Two buffers created at startup( 1 for Vertex data with STATIC_DRAW, 1 for Index data with STATIC_DRAW )
, binded, called BufferData with vertex data in system memory, arrays enabled( Vertex and Color ) and never touched again.

Vertex type is
float x,y,z
byte r,g,b,a

buffers are aligned on 64 bit boundaries

When drawing

just a plain glDrawRangeElements call is made

no Vertex Array pointer update or enable/disable is made

When using driver 43.51, the results are
Standart Arrays: 400 FPS
VBO : 3100 FPS

When using driver 53.03, the results are
Standart Arrays: 400 FPS
VBO : 400 FPS

What do you think about the 53.03 speed?

My system is:
MSI Neo2 Motherboard
Pentium 4 2.8c
1 GB RAM
Windows XP Professional
GeForce2 GTS

Test apps:
Standart: http://www.3tegames.com/gl_standart.exe
VBO: http://www.3tegames.com/gl_vbo.exe
Source: http://www.3tegames.com/vbo_src.rar

[This message has been edited by Cem UZUNLAR (edited 11-25-2003).]

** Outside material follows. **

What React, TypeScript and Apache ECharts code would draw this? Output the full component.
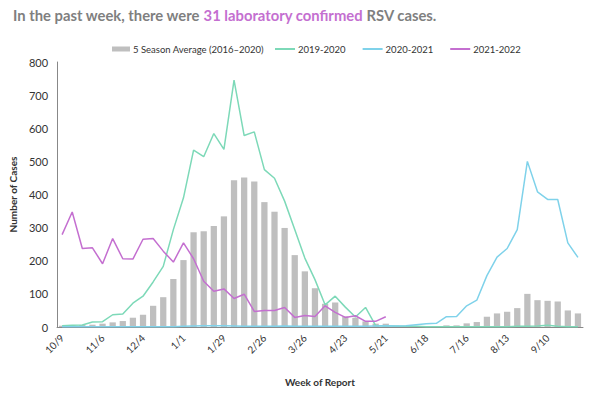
import React, { useEffect, useRef } from "react";
import * as echarts from "echarts";

const weeks = [
  "10/9", "10/16", "10/23", "10/30", "11/6", "11/13", "11/20", "11/27",
  "12/4", "12/11", "12/18", "12/25", "1/1", "1/8", "1/15", "1/22",
  "1/29", "2/5", "2/12", "2/19", "2/26", "3/5", "3/12", "3/19",
  "3/26", "4/2", "4/9", "4/16", "4/23", "4/30", "5/7", "5/14",
  "5/21", "5/28", "6/4", "6/11", "6/18", "6/25", "7/2", "7/9",
  "7/16", "7/23", "7/30", "8/6", "8/13", "8/20", "8/27", "9/3",
  "9/10", "9/17", "9/24", "10/1",
];

const seasonAverage = [
  4, 5, 6, 7, 10, 14, 18, 28, 37, 64, 90, 145, 202, 286, 289, 305,
  334, 443, 451, 439, 377, 348, 299, 217, 168, 117, 70, 74, 32, 28, 17, 10,
  10, 4, 3, 2, 3, 1, 5, 5, 11, 15, 31, 41, 46, 57,
  100, 81, 79, 77, 50, 41,
];

const season1920 = [
  4, 5, 6, 15, 16, 37, 39, 72, 93, 136, 183, 294, 390, 534, 514, 584,
  536, 745, 578, 589, 475, 449, 380, 294, 208, 143, 67, 93, 60, 30, 59, 4,
  3, 2, 2, 2, 1, 1, 1, 1, 1, 1, 1, 1, 1, 2,
  2, 3, 5, 2, 1, 1,
];

const season2021 = [
  1, 1, 1, 1, 1, 1, 1, 1, 1, 1, 1, 1, 2, 3, 4, 4,
  4, 3, 2, 2, 2, 2, 3, 2, 2, 2, 2, 2, 2, 2, 2, 3,
  4, 3, 4, 7, 10, 11, 31, 32, 64, 81, 155, 211, 237, 294,
  500, 408, 385, 385, 254, 210,
];

const season2122 = [
  279, 347, 237, 239, 191, 267, 206, 205, 265, 267, 229, 196, 254, 206, 138, 108,
  115, 86, 99, 47, 50, 50, 59, 29, 35, 32, 64, 44, 29, 34, 17, 17,
  31,
];

const FONT = "Lato, 'Liberation Sans', sans-serif";
const legendText = { fontSize: 9.5, color: "#333", fontFamily: FONT, padding: [0, 0, 0, -2] };

export default function App() {
  const ref = useRef<HTMLDivElement>(null);
  useEffect(() => {
    const chart = echarts.init(ref.current!, null, { renderer: "svg" });
    chart.setOption({
      animation: false,
      textStyle: { fontFamily: FONT },
      title: {
        left: 8,
        top: 2,
        text: "{a|In the past week, there were }{b|31 laboratory confirmed}{a| RSV cases.}",
        textStyle: {
          rich: {
            a: { fontSize: 14.8, fontWeight: "bold", color: "#7f7f7f", fontFamily: FONT },
            b: { fontSize: 14.8, fontWeight: "bold", color: "#c46fd0", fontFamily: FONT },
          },
        },
      },
      legend: [
        {
          top: 39,
          left: 107,
          itemWidth: 18,
          itemHeight: 5,
          textStyle: legendText,
          data: [{ name: "5 Season Average (2016–2020)", icon: "rect" }],
        },
        {
          top: 39,
          left: 270,
          itemGap: 17,
          itemWidth: 20,
          itemHeight: 2,
          textStyle: legendText,
          data: [
            { name: "2019-2020", icon: "rect" },
            { name: "2020-2021", icon: "rect" },
            { name: "2021-2022", icon: "rect" },
          ],
        },
      ],
      grid: { left: 55, right: 17, top: 62, bottom: 72, containLabel: false },
      xAxis: {
        type: "category",
        data: weeks,
        name: "Week of Report",
        nameLocation: "middle",
        nameGap: 50,
        nameTextStyle: { fontSize: 10, fontWeight: "bold", color: "#333", fontFamily: FONT },
        axisLine: { lineStyle: { color: "#888", width: 1 } },
        axisTick: { show: false },
        axisLabel: {
          interval: 3,
          rotate: 45,
          fontSize: 10,
          color: "#333",
          margin: 9,
        },
      },
      yAxis: {
        type: "value",
        min: 0,
        max: 800,
        interval: 100,
        name: "Number of Cases",
        nameLocation: "middle",
        nameGap: 31,
        nameTextStyle: { fontSize: 10, fontWeight: "bold", color: "#333", fontFamily: FONT },
        axisLine: { show: true, lineStyle: { color: "#888", width: 1 } },
        axisTick: { show: false },
        splitLine: { show: false },
        axisLabel: { fontSize: 11, color: "#333", margin: 9 },
      },
      series: [
        {
          name: "5 Season Average (2016–2020)",
          type: "bar",
          data: seasonAverage,
          barWidth: "62%",
          itemStyle: { color: "#bfbfbf" },
        },
        {
          name: "2019-2020",
          type: "line",
          data: season1920,
          symbol: "none",
          lineStyle: { color: "#7dd9b8", width: 1.5 },
          itemStyle: { color: "#7dd9b8" },
        },
        {
          name: "2020-2021",
          type: "line",
          data: season2021,
          symbol: "none",
          lineStyle: { color: "#7fd2ea", width: 1.5 },
          itemStyle: { color: "#7fd2ea" },
        },
        {
          name: "2021-2022",
          type: "line",
          data: season2122,
          symbol: "none",
          lineStyle: { color: "#c46fd0", width: 1.5 },
          itemStyle: { color: "#c46fd0" },
        },
      ],
    });
    return () => chart.dispose();
  }, []);
  return (
    <div
      ref={ref}
      style={{ position: "fixed", left: 0, top: 0, width: 600, height: 399, background: "#fff" }}
    />
  );
}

In NVidia ForceWare 52.16, it seems that to enable VBO you have to call
glMapBufferARB(GL_ARRAY_BUFFER_ARB, GL_WRITE_ONLY_ARB); with GL_WRITE_ONLY_ARB as second argument. If you use GL_READ_ONLY or GL_READ_WRITE_ARB that do not work : no crash, but no acceleration.
Otherwise, you could use GL_READ_ONLY or GL_READ_WRITE with old driver (45.23 and less), it works.

I am not using glMapBuffer. I am providing the data with glBufferData.
Now i am trying mapping the buffer with WRITE_ONLY flag and copying data to the buffer.

I tried that but nothing changed…

Could you please post the source?

Here is the source
http://www.3tegames.com/vbo_src.rar

All the important stuff is in example.cpp

I think your problem is your measurement
technique. I messed around with your program
for a little bit and got the following:

GeForceFX 5900
53.03
VBO: 100 Mtri/sec
no VBO: 17 Mtri/sec

My changes basically consisted of making
the mesh larger and calling
glDrawRangeElements several times
for each call to Draw().

What’s your email address? I’ll send you
the modified code.

My e-mail is
cemuzunlar at 3tegames.com

I also tried making the mesh bigger and making several DrawRangeElements call but never achieved more than 20.1 Mtri

[This message has been edited by Cem UZUNLAR (edited 11-25-2003).]

I think that 20 Mtris/sec is very close to maximum vertex troughput of Geforce 2, so probably that is reason why you can’t achive better vertex troughput.

This 20.1 is tris per second and i dont use stripped geometry.

I get 10 MVert/sec.

GeForce2 GTS has a 25 MVert/sec maximum vertex troughput. So there is still much room for improvement.

20Mtris can be up to 60MVertices if you don’t use the vertex cache very well.

20Mtris is a good result on a GF2GTS.

See my first post on the thread.
when i try the same program with 43.51 drivers, there is a major speed difference.

and the key point is not the MTris that are transfered, it is that there must be a difference between the vbo and non-vbo case.

I think when they calculate triangles per second for a card’s statistics they switch off back face culling and count each triangle drawn (every 3 indices in this case) as two triangles.

FYI I have a Radeon 9800 (not Pro) running Cat 3.9 and my results were:
FPS, Vert, Tri
VBO: 58, 56, 110
NVBO 4.5, 4.5, 9

Matt

[This message has been edited by MattS (edited 11-26-2003).]